# Fermented Honey - Mind over Matter



## David LaFerney (Jan 14, 2009)

A few days ago I started extracting my first "real" honey crop - about 90 quarts when it was done. 

After I'd already done a good bit of it I read on here that you shouldn't extract when it's rainy/humid which of course is exactly what I had done,  but I figured that since my shop is very well air conditioned it would probably be alright.

Then I went to the local bee keepers meeting where I was told that one drop of water could start the fermentation process and spoil the whole lot. So the next day when I got back to work on my honey and uncovered everything that was in progress I thought I smelled that yeasty fermentation smell, so I investigated and sure enough I could clearly smell alchohol/fermentation in every single container I checked. 

Man was I ever sick and sad. All that work and time for 2 1/2 years. All that money spent on equipment and sugar and bees. 

When I told my wife and daughter they said it smelled fine - like honey. They were right, it was fine all along. But I swear It clearly smelled like fermenting beer to me - until after they convinced me that it didn't.

Paranoia will destroy ya.


----------



## CharlieN (Feb 23, 2011)

David LaFerney said:


> Paranoia will destroy ya.



"Paranoia strikes deep.....
Into your life it will creep....." Stephen Stills (Buffalo Springfield ) 1967


----------



## Solomon Parker (Dec 21, 2002)

The smell of fermentation is often found in honey as bees do not discriminate between sources. Some of my best honey ever was made with a small component of rotting peach juice. The honey smelled like peach wine. Just because honey smells like fermentation does not mean it is fermenting. However, do be careful.


----------



## big joe (May 8, 2011)

what is wrong with fermented honey? i like things fermented.


----------



## Grant (Jun 12, 2004)

If you really want to ease your mind, spend the money and buy a good refractometer. There are a lot of cheap ones on the market. A good one will set you back around 300 bucks...but how much spoiled honey could that investment save?

Grant
Jackson, MO


----------



## StevenG (Mar 27, 2009)

I bought a dehumidifier to use in my extracting room this year. Will turn it on the day before, and calculate that will reduce the probability of moisture gain as I extract in a humid environment.
Regards,
Steven


----------



## bevy's honeybees (Apr 21, 2011)

Uh oooh. I extracted 14 frames the other day on a humid/rainy day, no air conditioner, no dehumidifier. If they were going to ferment, how long would it take? I planned to sell this honey.


----------



## WI-beek (Jul 14, 2009)

"When I told my wife and daughter they said it smelled fine - like honey. They were right, it was fine all along. But I swear It clearly smelled like fermenting beer to me - until after they convinced me that it didn't."

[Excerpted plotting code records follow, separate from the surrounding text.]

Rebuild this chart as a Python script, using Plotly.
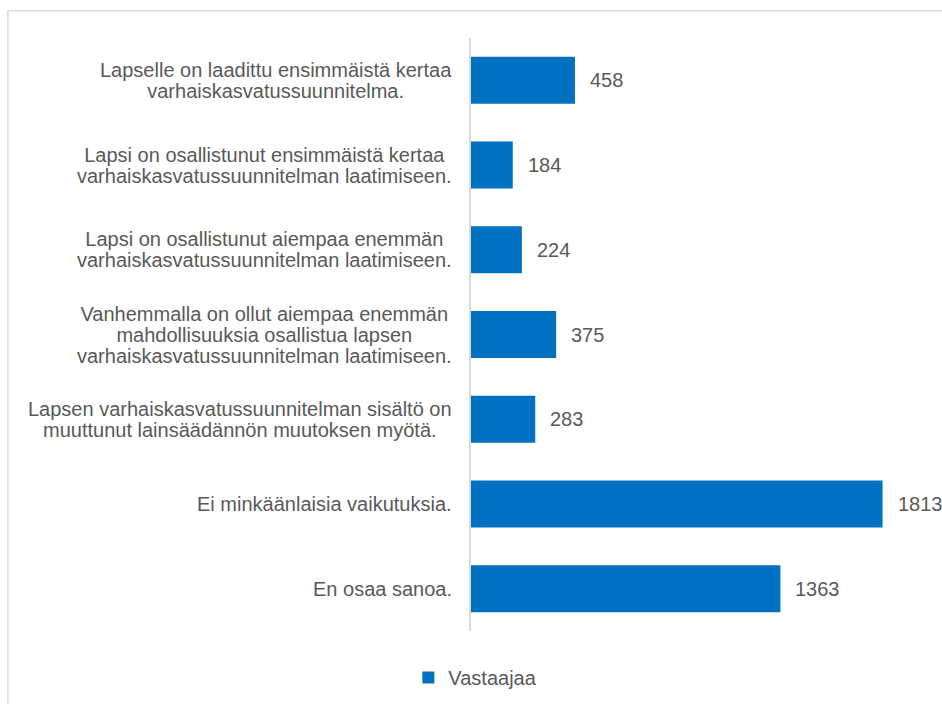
import plotly.graph_objects as go

categories = [
    "Lapselle on laadittu ensimmäistä kertaa<br>varhaiskasvatussuunnitelma.",
    "Lapsi on osallistunut ensimmäistä kertaa<br>varhaiskasvatussuunnitelman laatimiseen.",
    "Lapsi on osallistunut aiempaa enemmän<br>varhaiskasvatussuunnitelman laatimiseen.",
    "Vanhemmalla on ollut aiempaa enemmän<br>mahdollisuuksia osallistua lapsen<br>varhaiskasvatussuunnitelman laatimiseen.",
    "Lapsen varhaiskasvatussuunnitelman sisältö on<br>muuttunut lainsäädännön muutoksen myötä.",
    "Ei minkäänlaisia vaikutuksia.",
    "En osaa sanoa.",
]
values = [458, 184, 224, 375, 283, 1813, 1363]
series_name = "Vastaajaa"

BLUE = "#0070C0"
TEXT = "#595959"
FONT = "Liberation Sans, Arial, sans-serif"
FS = 20
LINE_H = 21  # excel packs label lines tighter than plotly's 1.3em

fig = go.Figure()
fig.add_trace(go.Bar(
    y=categories, x=values, orientation="h",
    name=series_name, marker=dict(color=BLUE, line=dict(width=0)),
    width=0.555, showlegend=True,
))

# category labels, centre-aligned; the outer font size only sets line spacing,
# the glyphs are drawn at FS through the inner spans
for cat in categories:
    lines = cat.split("<br>")
    txt = "<br>".join(f"<span style='font-size:{FS}px'>{ln}</span>" for ln in lines)
    fig.add_annotation(
        x=0, y=cat, xref="x", yref="y", text=txt, showarrow=False,
        xanchor="right", align="center", xshift=-17, yanchor="middle",
        font=dict(family=FONT, size=LINE_H / 1.3, color=TEXT),
    )

# value labels to the right of each bar
for cat, v in zip(categories, values):
    fig.add_annotation(
        x=v, y=cat, xref="x", yref="y", text=str(v), showarrow=False,
        xanchor="left", xshift=13,
        font=dict(family=FONT, size=FS, color=TEXT),
    )

# light frame around the chart
fig.add_shape(
    type="rect", xref="paper", yref="paper",
    x0=-1.02, x1=2, y0=-0.3, y1=1.046,
    line=dict(color="#DDDDDD", width=1.5), layer="below",
)

fig.update_layout(
    width=942, height=704,
    margin=dict(l=471, r=17, t=38, b=73),
    plot_bgcolor="white", paper_bgcolor="white",
    font=dict(family=FONT, size=FS, color=TEXT),
    xaxis=dict(range=[0, 2000], showgrid=False, showticklabels=False,
               zeroline=False, showline=False, fixedrange=True),
    yaxis=dict(autorange="reversed", showticklabels=False, showgrid=False,
               showline=True, linecolor="#D9D9D9", linewidth=1.5,
               ticks="", zeroline=False),
    bargap=0.445,
    showlegend=True,
    legend=dict(orientation="h", x=-0.138, xanchor="left",
                yref="container", y=0.0653, yanchor="top", itemwidth=30,
                font=dict(family=FONT, size=FS, color=TEXT)),
)

# drop the default page margin so the figure sits at the window's corner
fig.write_html("out.html", config={"displayModeBar": False},
               post_script="document.body.style.margin='0';")
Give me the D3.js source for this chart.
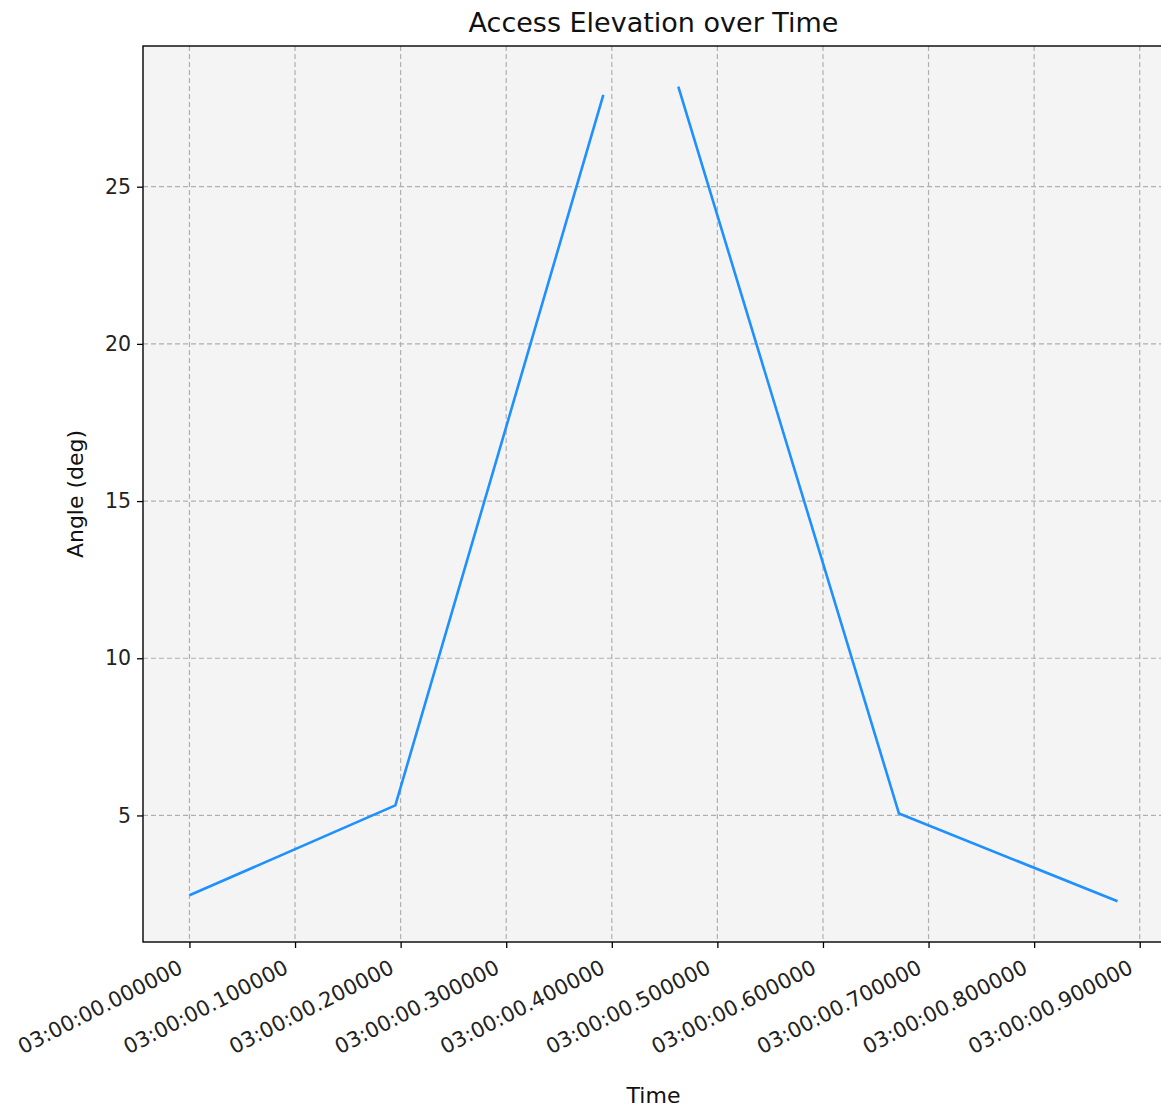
<!DOCTYPE html>
<html>
<head>
<meta charset="utf-8">
<script src="https://cdn.jsdelivr.net/npm/d3@7"></script>
<style>
  html, body { margin: 0; padding: 0; background: #fff; }
  svg { display: block; font-family: "DejaVu Sans", sans-serif; }
</style>
</head>
<body>
<div id="chart"></div>
<script>
// ---- data (seconds after 03:00:00, elevation angle in degrees; NaN = gap) ----
const timeOffsets = [0.0, 0.1956, 0.3924, 0.428, 0.4639, 0.6720, 0.8799];
const angles      = [2.46, 5.32,  27.92,  NaN,   28.18,  5.06,   2.27];
const xTickOffsets = [0, 0.1, 0.2, 0.3, 0.4, 0.5, 0.6, 0.7, 0.8, 0.9];
const yTicks = [5, 10, 15, 20, 25];
const titleText = "Access Elevation over Time";
const xLabel = "Time";
const yLabel = "Angle (deg)";

const base = Date.UTC(2000, 0, 1, 3, 0, 0);
const toDate = s => new Date(base + s * 1000);
const data = timeOffsets.map((t, i) => ({ t: toDate(t), v: angles[i] }));

const W = 1161, H = 1111;
const m = { left: 143, top: 46, right: 1164, bottom: 942 };

const svg = d3.select("#chart").append("svg").attr("width", W).attr("height", H);

const tExt = d3.extent(timeOffsets);
const tPad = (tExt[1] - tExt[0]) * 0.05;
const vals = angles.filter(v => !isNaN(v));
const vExt = d3.extent(vals);
const vPad = (vExt[1] - vExt[0]) * 0.05;

const x = d3.scaleUtc().domain([toDate(tExt[0] - tPad), toDate(tExt[1] + tPad)]).range([m.left, m.right]);
const y = d3.scaleLinear().domain([vExt[0] - vPad, vExt[1] + vPad]).range([m.bottom, m.top]);

// background
svg.append("rect").attr("x", m.left).attr("y", m.top)
  .attr("width", m.right - m.left).attr("height", m.bottom - m.top).attr("fill", "#f4f4f4");

const xTickDates = xTickOffsets.map(toDate);
const fmt = d3.utcFormat("%H:%M:%S.%f");

// grid
const grid = svg.append("g").attr("stroke", "#b0b0b0").attr("stroke-width", 1.2).attr("stroke-dasharray", "5,3");
grid.selectAll("line.gx").data(xTickDates).join("line")
  .attr("x1", d => x(d)).attr("x2", d => x(d)).attr("y1", m.top).attr("y2", m.bottom);
grid.selectAll("line.gy").data(yTicks).join("line")
  .attr("y1", d => y(d)).attr("y2", d => y(d)).attr("x1", m.left).attr("x2", m.right);

// line
const line = d3.line().defined(d => !isNaN(d.v)).x(d => x(d.t)).y(d => y(d.v));
svg.append("path").datum(data).attr("d", line)
  .attr("fill", "none").attr("stroke", "#1e90ff").attr("stroke-width", 2.6);

// axes
const xAxis = d3.axisBottom(x).tickValues(xTickDates).tickFormat(fmt).tickSize(6).tickPadding(4);
const gx = svg.append("g").attr("transform", `translate(0,${m.bottom})`).call(xAxis);
gx.select(".domain").remove();
gx.selectAll(".tick line").attr("stroke", "#000").attr("stroke-width", 1.3);
gx.selectAll(".tick text")
  .attr("font-size", 21).attr("fill", "#222").attr("font-family", "DejaVu Sans, sans-serif")
  .attr("text-anchor", "end").attr("dy", null).attr("y", 0)
  .attr("dominant-baseline", "central")
  .attr("transform", "translate(-9,24) rotate(-27)");

const yAxis = d3.axisLeft(y).tickValues(yTicks).tickSize(6).tickPadding(6);
const gy = svg.append("g").attr("transform", `translate(${m.left},0)`).call(yAxis);
gy.select(".domain").remove();
gy.selectAll(".tick line").attr("stroke", "#000").attr("stroke-width", 1.3);
gy.selectAll(".tick text").attr("font-size", 20.5).attr("fill", "#222").attr("font-family", "DejaVu Sans, sans-serif");

// spines
svg.append("rect").attr("x", m.left).attr("y", m.top)
  .attr("width", m.right - m.left).attr("height", m.bottom - m.top)
  .attr("fill", "none").attr("stroke", "#000").attr("stroke-width", 1.4);

// labels
svg.append("text").attr("x", (m.left + m.right) / 2).attr("y", 32).attr("text-anchor", "middle")
  .attr("font-size", 27).attr("fill", "#111").text(titleText);
svg.append("text").attr("x", (m.left + m.right) / 2).attr("y", 1103).attr("text-anchor", "middle")
  .attr("font-size", 22).attr("fill", "#111").text(xLabel);
svg.append("text").attr("transform", `translate(83,${(m.top + m.bottom) / 2}) rotate(-90)`)
  .attr("text-anchor", "middle").attr("font-size", 22).attr("fill", "#111").text(yLabel);
</script>
</body>
</html>
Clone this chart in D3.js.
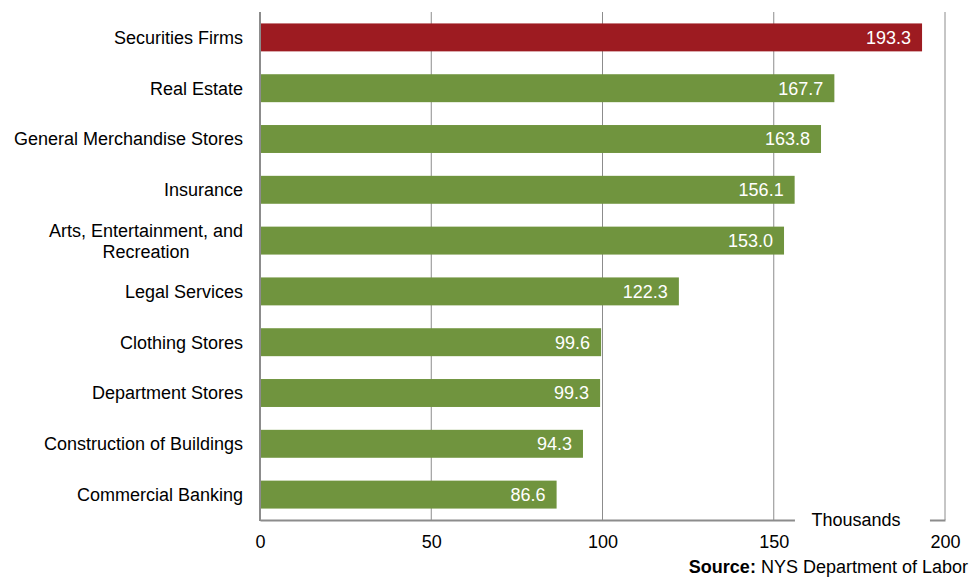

What did/does the comb smell like? I would not take non-experienced opinions on the smell of honey especially once its all mixed together. I set a bunch of comb aside this fall because I know I could smell some of it going bad (I will use it in splits come spring). I wont risk my reputation on it. Im convinced you need to extract honey asap after removing it from the hive, checking water content right away and drying must be done right away if needed. Capped honey from the previous season even if it was in the hive the whole time can be really nasty yet it seems the bees can use it with no problem. At least that has been my observation.


----------



## David LaFerney (Jan 14, 2009)

I don't know what the comb smelled like, but this was my first year making a honey crop (3rd year keeping bees) at all, and I don't even *have* any old comb. The honey was fine - I've had quite a few repeat customers - I pulled it in batches (in July) no more than I could extract by bedtime that day. The fermenting smell was all in my head. It's very good actually. I wish I could enjoy more of it, but my doctor says no.

Nonetheless, next year I will probably start running a dehumidifier for a few days in my "honey house" before I start. I was really sad when I even thought that all that work (and money) was just going to result in bee feed - or mead.


----------